En tercer lugar, propongo principalmente que la “espera” es desafiante porque produce una sensibilidad legal que confronta a las reglas burocráticas y a las formas de gobierno que ellas producen. Las reglas de etiqueta del ritual judicial son desafiadas y contestadas en el pasillo. Los cuerpos circulan y los gestos y tonos de voz son potentes y altos, los temas son variados y libres, los lazos se estrechan y la socialización se amplía. Lejos de conformar, la espera incita, agita, indigna y provoca un sentimiento de irreverencia[28]. Así, finalizo proponiendo que, al menos en los casos que analicé, si bien se lucha contra la “espera”, ella también produce “lucha” porque allí se crean y recrean sentidos colectivos de justicia que se contraponen con aquel encerrado en una decisión judicial.
Por todo ello, la “actitud de espera” por audiencia de los “familiares” impugna la idea de espera como sumisión, conformidad e impotencia.
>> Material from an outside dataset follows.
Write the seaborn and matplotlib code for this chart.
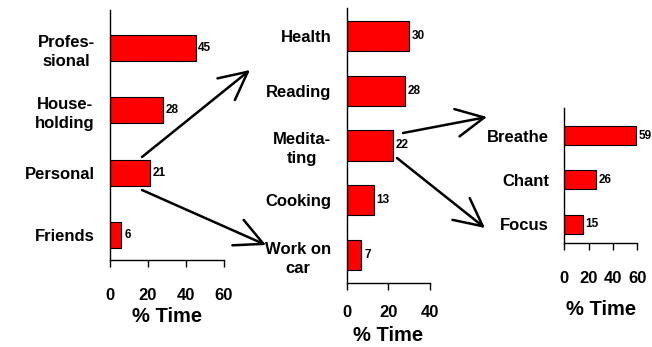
import numpy as np
import pandas as pd
import matplotlib
matplotlib.use('Agg')
import matplotlib.pyplot as plt
from matplotlib.patches import FancyArrowPatch
import seaborn as sns

sns.set_style('ticks')
plt.rcParams['font.family'] = ['Liberation Sans', 'DejaVu Sans']
plt.rcParams['font.weight'] = 'bold'
plt.rcParams['text.color'] = 'black'
plt.rcParams['axes.labelcolor'] = 'black'
plt.rcParams['xtick.color'] = 'black'
plt.rcParams['ytick.color'] = 'black'

# data
top_cats = ['Profes-\nsional', 'House-\nholding', 'Personal', 'Friends']
top_vals = [45, 28, 21, 6]
top_ticks = [0, 20, 40, 60]

personal_cats = ['Health', 'Reading', 'Medita-\nting', 'Cooking', 'Work on\ncar']
personal_vals = [30, 28, 22, 13, 7]
personal_ticks = [0, 20, 40]

medit_cats = ['Breathe', 'Chant', 'Focus']
medit_vals = [59, 26, 15]
medit_ticks = [0, 20, 40, 60]

W, H = 652, 347
fig = plt.figure(figsize=(W / 100, H / 100), dpi=100)


def px_rect(x0, x1, ytop, ybot):
    return [x0 / W, 1 - ybot / H, (x1 - x0) / W, (ybot - ytop) / H]


def panel(rect, cats, vals, ticks, barw, ylim, pad, lpad):
    ax = fig.add_axes(rect)
    df = pd.DataFrame({'cat': cats, 'val': vals})
    sns.barplot(data=df, x='val', y='cat', order=cats, orient='h', color='#ff0000',
                saturation=1, edgecolor='black', linewidth=0.8, width=barw, ax=ax)
    ax.set_xlim(ticks[0], ticks[-1])
    ax.set_ylim(*ylim)
    ax.set_xticks(ticks)
    ax.set_ylabel('')
    ax.set_xlabel('% Time', fontsize=14.5, fontweight='bold', labelpad=lpad, color='black')
    sns.despine(ax=ax)
    for s in ['left', 'bottom']:
        ax.spines[s].set_color('black')
        ax.spines[s].set_linewidth(1.0)
    ax.tick_params(axis='x', direction='out', length=5, width=1, colors='black',
                   labelsize=12, pad=pad)
    ax.tick_params(axis='y', length=0, labelsize=12, pad=11, colors='black')
    for lab in ax.get_yticklabels():
        lab.set_multialignment('center')
        lab.set_linespacing(1.35)
        lab.set_fontweight('bold')
    for lab in ax.get_xticklabels():
        lab.set_fontweight('bold')
    for c in ax.containers:
        ax.bar_label(c, fontsize=8.5, fontweight='bold', padding=2, color='black')
    return ax


ax1 = panel(px_rect(110, 224, 10, 260), top_cats, top_vals, top_ticks,
            0.42, (3.4, -0.61), 15, 3)
ax2 = panel(px_rect(346.7, 430, 8, 283), personal_cats, personal_vals, personal_ticks,
            0.55, (4.51, -0.51), 11, 4.5)
ax3 = panel(px_rect(564.3, 637.3, 108, 243), medit_cats, medit_vals, medit_ticks,
            0.43, (2.42, -0.62), 15, 10.5)


def arrow(p0, p1):
    a = FancyArrowPatch((p0[0] / W, 1 - p0[1] / H), (p1[0] / W, 1 - p1[1] / H),
                        transform=fig.transFigure, arrowstyle='->,head_length=1.0,head_width=0.5',
                        mutation_scale=20, color='black', linewidth=1.8,
                        shrinkA=0, shrinkB=0)
    fig.patches.append(a)


arrow((142, 157), (250, 70))
arrow((142, 190), (266, 245))
arrow((403, 133), (487, 117))
arrow((397, 158), (485, 228))

fig.savefig('out.png', dpi=100)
Así, si bien no se desiste de la justicia formal[29], el sentido de justicia (re)creado colectivamente en esos momentos y en otros ámbitos de lucha, retira centralidad a la audiencia en sí y torna muy significativo para los “familiares” lo que sucede, se conversa, se disputa y se siente durante la “espera”.
Para finalizar, es importante marcar que al discutir aquí experiencias de Estado (Gupta y Ferguson, 2002; Ferreira, 2019), a partir de los casos analizados, estoy colocando en evidencia una dimensión de lucha de un Estado que mata y ante quien, al mismo tiempo, se demanda justicia por esas muertes. Actuar la resistencia, la oposición, la irreverencia a ese Estado, en sus múltiples facetas, se presenta como un acto vital para los “familiares” que no se conformarán nunca con lo sucedido. De alguna forma está claro que, si protestar puede ser ineficaz para manejar el “tiempo burocrático”, no lo es para la lucha por memoria y justicia.